You then get (similar to what you ask for):
1. the number of points/cluster
2. average distances to the center (getMean())
3. first quartile (getQuartile(1))
4. third quartile (getQuartile(3))
I realize that you're talking about other kinds of distances (between
any two points), but information about the distances to the center
also give you information about the quality of the clustering (an
upper bound for the distance between any 2 points is 2 * max distance
to the center, in the worst case of 2 points on opposite sides of a
diameter).
And here [2] is code that I use to make a CSV of these cluster statistics.
[1] https://github.com/dfilimon/mahout/blob/skm/examples/src/main/java/org/apache/mahout/clustering/streaming/utils/ExperimentUtils.java
[2] https://github.com/dfilimon/mahout/blob/skm/examples/src/main/java/org/apache/mahout/clustering/streaming/tools/ClusterQuality20NewsGroups.java#L97
On Tue, Feb 26, 2013 at 5:02 PM, Chris Harrington wrote:
> Well, what I'm trying to do is create clusters of topically similar content via kmeans.
>
> Since I'm basing validity on topics there's a manual judgement step.
> And that manual step is taking a prohibitive amount of time to heck many clustering runs hence the desire for some stats to indicate roughly how good the clusters are.
>
> So I' want some stats that, at a glance, I'll be able to tell which clusters "should" be good and manually check them instead of having to check each and every one.
>
> I was thinking that a file with
>
> 1. the number of clusters,
> 2. the avg of all points to every other point
> 3. the avg distance of the points furthest from the center to all other points, (furthest 25% of all points within a cluster)
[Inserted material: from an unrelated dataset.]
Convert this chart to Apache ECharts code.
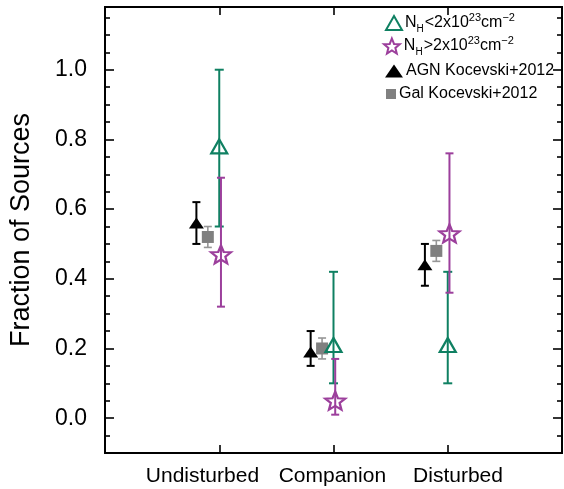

> 4. the avg distance of the points closest to the center to all other point (closest 25% of all points within a cluster)
>
> would allow me to quickly see if I should even bother manually checking the clustering output, the logic being that if 4,3 and 2 are similar in value then it's probably a decent cluster and I can manually check it. Also a comparison of 3 vs 2 would indicate if the cluster contains a number of distant outliers and 4 vs 2 would should show roughly how dense a cluster is.
>
> This makes sense right? or am I barking up the wrong tree?
>
> On 25 Feb 2013, at 20:15, Ted Dunning wrote:
>
>> The best way to evaluate a cluster really depends on what your purpose is.
>>
>> My own purpose is typically to use the clustering as a description of the
>> probability distribution of data.
>>
>> For that purpose, the best evaluation is distance to centroids for held-out
>> data. The use of held-out data is critical here since otherwise you could
>> just put a single cluster at every data point and get zero distance for the
>> original data. For held-out data, of course, the story would be different.
>>
>> This view of things is very good from the standpoint of machine learning
>> and data compression, but might be less useful for certain purposes that
>> have to do with explanation of data in human readable form. My experience
>> is that it is common for a clustering algorithm to be very good as a
>> probability distribution description but quite bad for human inspection.
>>
>> My own tendency would be to adapt the outline you gave to work on held-out
>> data instead of the original training data.
>>
>> On Mon, Feb 25, 2013 at 4:27 AM, Chris Harrington wrote:
>>
>>> Hi all,
>>>
>>> I want to find all the vectors within a cluster and then find the distance
>>> between them and every other vector within a cluster, in hopes this will
>>> give me a good idea of how similar each vector within a cluster is as well
>>> as identify outlier vectors.
>>>
>>> So there are 2 things I want to ask.
>>>
>>> 1. Is this a sensible approach to evaluating the cluster quality?
>>>
>>> 2. Is the correct file to get this info from the
>>> clusteredPoints/parts-m-00000 file?
>>>
>>> Thanks,
>>> Chris
>>>
>>>
>>>
>